Title of speech: How to write perfect excuse notes.
General purpose: to entertain or amuse while giving a 'soft skill'*, 'show and tell' or demonstration speech.
Specific purpose: to demonstrate, with humor, how to write an effective excuse note.
Central idea (thesis statement): to show how putting some thought and time into preparing an excuse note can lessen the fallout or damage caused by not doing whatever it was that you were expected to.
For example: come to school or work, come at the required time, hand in an assignment, or arrive with the right equipment and wearing the right clothes.
*Soft skills -also known as power skills, common skills, essential skills, or core skills, are skills applicable to all professions. For more this Wikipedia definition and explanation.
Speech introduction - what's your hook?
There are quite a number of ways to hook an audience - to make them sit up and want to listen from moment you open your mouth. These include using a startling statistic, asking a rhetorical question, sharing a compelling story, using an apt quotation or showing an interesting visual aid.
Which attention grabber will you use?
Attention grabber(s)
Rhetorical question:
How effective do you think these excuse notes were?
3 examples of notes:
- "Jimmy will be absent from school on Mondays until further notice. Adding an extra day to the weekend will lower his stress levels, as well as ours. We believe mental health is important."
- "Stephanie had to stay at home yesterday because she had to wash and dry her hair."
- "Brook's kid brother barfed on her book. We couldn't clean it and had to throw it out."
The next section is about establishing your authority or right to talk on your chosen subject. Why should your audience listen to you? How much do know about the topic? What experience have you had?
Credibility builders:
I taught teenagers for many years, and these are examples of excuse notes that were given to me.
I got literally 1000s and some were way more effective than others.
The majority of them were very ordinary: with nothing distinguishing them at all. They served their purpose. I filed and forgot them.
However, sometimes parents, caregivers or the student unintentionally excelled themselves. Their very funny notes were meant to be taken seriously no matter how cliched, far-fetched or ludicrous they were to me.
There is a definite limit to the number of grandparents, cousins, aunts, uncles, best friends... whose final act of kindness and consideration is to conveniently and suddenly die, how many times a person can be smitten by a horrible stomachache, a throbbing headache, or the dog can eat the homework.
Preview:
So, what is a perfect excuse note? One that is believable. One that is concise, respectful in tone, and shows a responsible attitude: i.e. an understanding of the possible impact of not turning homework in, missing classes or not coming into work. It has also been proofread to pick up lapses in logic, spelling or grammatical errors, is formatted well and handed over prior to being prompted for it.
This, dear audience, is what you're going to find out more about today: how to craft an effective excuse note. One addressing why it was you failed to submit an assignment on time.
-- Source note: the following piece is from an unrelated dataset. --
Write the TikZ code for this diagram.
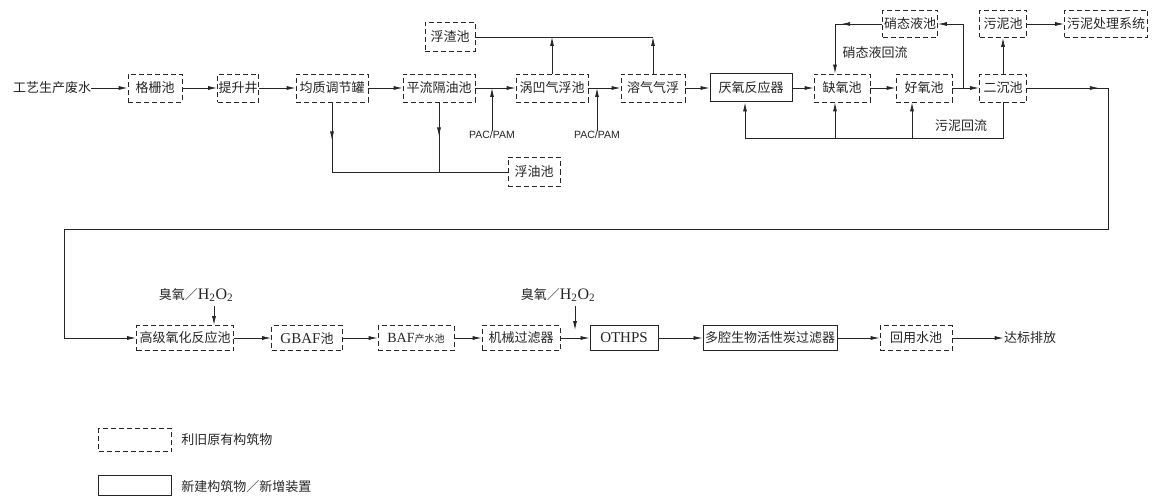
\documentclass[tikz,border=0pt]{standalone}
\usepackage{fontspec}
\setmainfont{Liberation Serif}
\newfontfamily\cjk{Noto Sans CJK SC}
\newfontfamily\lsans{Liberation Sans}
\usetikzlibrary{arrows.meta,decorations.markings,calc}
\begin{document}
\begin{tikzpicture}[x=1pt,y=-1pt, color=black!85,
  every path/.style={line width=0.8pt},
  box/.style={draw, line width=0.8pt, minimum height=28pt, inner sep=1pt, font=\cjk\fontsize{13}{13}\selectfont},
  old/.style={box, dash pattern=on 5pt off 3pt},
  new/.style={box, solid, line width=1pt},
  lowbox/.style={minimum height=25pt},
  txt/.style={font=\cjk\fontsize{13}{13}\selectfont, inner sep=0pt},
  pac/.style={font=\lsans\fontsize{10.5}{11}\selectfont, inner sep=0pt},
  tip/.style={-{Latex[length=9pt,width=4pt]}},
  midarr/.style={postaction={decorate},decoration={markings,mark=at position #1 with {\arrow{Latex[length=9pt,width=4pt]}}}}
]
\path[use as bounding box, fill=white] (0,0) rectangle (1155,497);

% ---------- top row ----------
\node[txt] (src) at (52,88) {工艺生产废水};
\node[old, minimum width=54pt] (gs) at (155,88) {格栅池};
\node[old, minimum width=41pt] (ts) at (238,88) {提升井};
\node[old, minimum width=72pt] (jz) at (332,88) {均质调节罐};
\node[old, minimum width=72pt] (gy) at (439,88) {平流隔油池};
\node[old, minimum width=72pt] (wa) at (552,88) {涡凹气浮池};
\node[old, minimum width=64pt] (rq) at (653,88) {溶气气浮};
\node[new, minimum width=82pt] (yy) at (751,88) {厌氧反应器};
\node[old, minimum width=56pt] (qy) at (842,88) {缺氧池};
\node[old, minimum width=56pt] (hy) at (924,88) {好氧池};
\node[old, minimum width=47pt] (ec) at (1003,88) {二沉池};

\node[old, minimum width=55pt, minimum height=27pt] (xt) at (910,24) {硝态液池};
\node[old, minimum width=47pt, minimum height=27pt] (wn) at (1003,24) {污泥池};
\node[old, minimum width=83pt, minimum height=27pt] (wc) at (1106,24) {污泥处理系统};

\node[old, minimum width=50pt, minimum height=29pt] (fz) at (450,37) {浮渣池};
\node[old, minimum width=52pt, minimum height=29pt] (fy) at (534,172) {浮油池};

\node[pac] (pac1) at (492,135) {PAC/PAM};
\node[pac] (pac2) at (597,135) {PAC/PAM};
\node[txt] (lxt) at (875,53) {硝态液回流};
\node[txt] (lwn) at (961,126) {污泥回流};

% main flow
\draw[tip] (src) -- (gs);
\draw[tip] (gs) -- (ts);
\draw[tip] (ts) -- (jz);
\draw[tip] (jz) -- (gy);
\draw[tip] (gy) -- (wa);
\draw[tip] (wa) -- (rq);
\draw[tip] (rq) -- (yy);
\draw[tip] (yy) -- (qy);
\draw[tip] (qy) -- (hy);
\draw[tip] (hy) -- (ec);

% scum
\coordinate (fzR) at (653,37);
\draw (fz.east) -- (fzR);
\draw[tip] (rq.north) -- (fzR);
\draw[tip] (wa.north) -- (wa.north |- fz.east);

% oil
\draw[midarr=38pt] (jz.south) |- (fy.west);
\draw[midarr=34pt] (gy.south) -- (gy.south |- fy.west);

% PAC/PAM
\draw[tip] (pac1.north) -- (pac1.north |- gy.east);
\draw[tip] (pac2.north) -- (pac2.north |- wa.east);

% nitrate return
\coordinate (n1) at (963,88);
\coordinate (n2) at (835,24);
\draw[tip] (n1) |- (xt.east);
\draw[tip, midarr=41pt] (xt.west) -- (n2) -- (n2 |- qy.north);

% sludge
\draw[tip] (ec) -- (wn);
\draw[tip] (wn) -- (wc);

% sludge return
\coordinate (s0) at (1003,138);
\coordinate (s1) at (745,138);
\coordinate (s2) at (835,138);
\coordinate (s3) at (912,138);
\draw[tip] (ec.south) -- (s0) -- (s1) -- (s1 |- yy.south);
\draw[tip] (s2) -- (s2 |- qy.south);
\draw[tip] (s3) -- (s3 |- hy.south);

% ---------- bottom row ----------
\node[old, lowbox, minimum width=97pt] (gj) at (185,338) {高级氧化反应池};
\node[old, lowbox, minimum width=71pt] (gb) at (307,338) {\fontspec{Liberation Serif}\fontsize{15}{15}\selectfont GBAF\cjk\fontsize{13}{13}\selectfont 池};
\node[old, lowbox, minimum width=76pt] (bf) at (416,338) {\fontspec{Liberation Serif}\fontsize{14}{14}\selectfont BAF\cjk\fontsize{10}{10}\selectfont 产水池};
\node[old, lowbox, minimum width=78pt] (jx) at (521,338) {机械过滤器};
\node[new, lowbox, minimum width=68pt] (ot) at (624,338) {\fontspec{Liberation Serif}\fontsize{15}{15}\selectfont OTHPS};
\node[new, lowbox, minimum width=134pt] (dq) at (770,338) {多腔生物活性炭过滤器};
\node[old, lowbox, minimum width=72pt] (hs) at (916,338) {回用水池};
\node[txt] (db) at (1030,338) {达标排放};

\node[txt] (oz1) at (196,295) {臭氧／\fontspec{Liberation Serif}\fontsize{16}{16}\selectfont H\textsubscript{2}O\textsubscript{2}};
\node[txt] (oz2) at (558,295) {臭氧／\fontspec{Liberation Serif}\fontsize{16}{16}\selectfont H\textsubscript{2}O\textsubscript{2}};

\coordinate (a1) at (214,306);
\coordinate (a2) at (575,306);
\coordinate (a2e) at (575,330);
\draw[tip] (a1) -- (a1 |- gj.north);
\draw[tip] (a2) -- (a2e);

% long return line
\coordinate (r1) at (1108,88);
\coordinate (r2) at (1108,229);
\coordinate (r3) at (64,229);
\coordinate (r4) at (64,338);
\draw[tip, midarr=72pt] (ec.east) -- (r1) -- (r2) -- (r3) -- (r4) -- (gj.west);

\draw[tip] (gj) -- (gb);
\draw[tip] (gb) -- (bf);
\draw[tip] (bf) -- (jx);
\draw[tip] (jx) -- (ot);
\draw[tip] (ot) -- (dq);
\draw[tip] (dq) -- (hs);
\draw[tip] (hs) -- (db);

% ---------- legend ----------
\node[draw, dash pattern=on 5pt off 3pt, minimum width=73pt, minimum height=23pt, inner sep=0pt] (lg1) at (135,440) {};
\node[draw, solid, line width=1pt, minimum width=73pt, minimum height=20pt, inner sep=0pt] (lg2) at (135,485) {};
\node[txt, anchor=west] (lt1) at (181,440) {利旧原有构筑物};
\node[txt, anchor=west] (lt2) at (181,487) {新建构筑物／新增装置};
\end{tikzpicture}
\end{document}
Or one to help smooth over an absence, whether caused by genuinely unforeseen circumstances out of your personal control or by the simple desire to 'bunk off' - to not be where you are supposed to be, just because. And let's face it, who hasn't been tempted to do that occasionally?
An excuse note prepared well helps maintain mutual trust and respect while hopefully minimizing any possible negative consequences. Knowing how to write one is a valuable essential skill.
The next section, a transition, takes us into the body of speech. The body is the heart or main part of the speech where you fulfill its primary purpose: to show or teach your audience how to write perfect excuse notes - step by step.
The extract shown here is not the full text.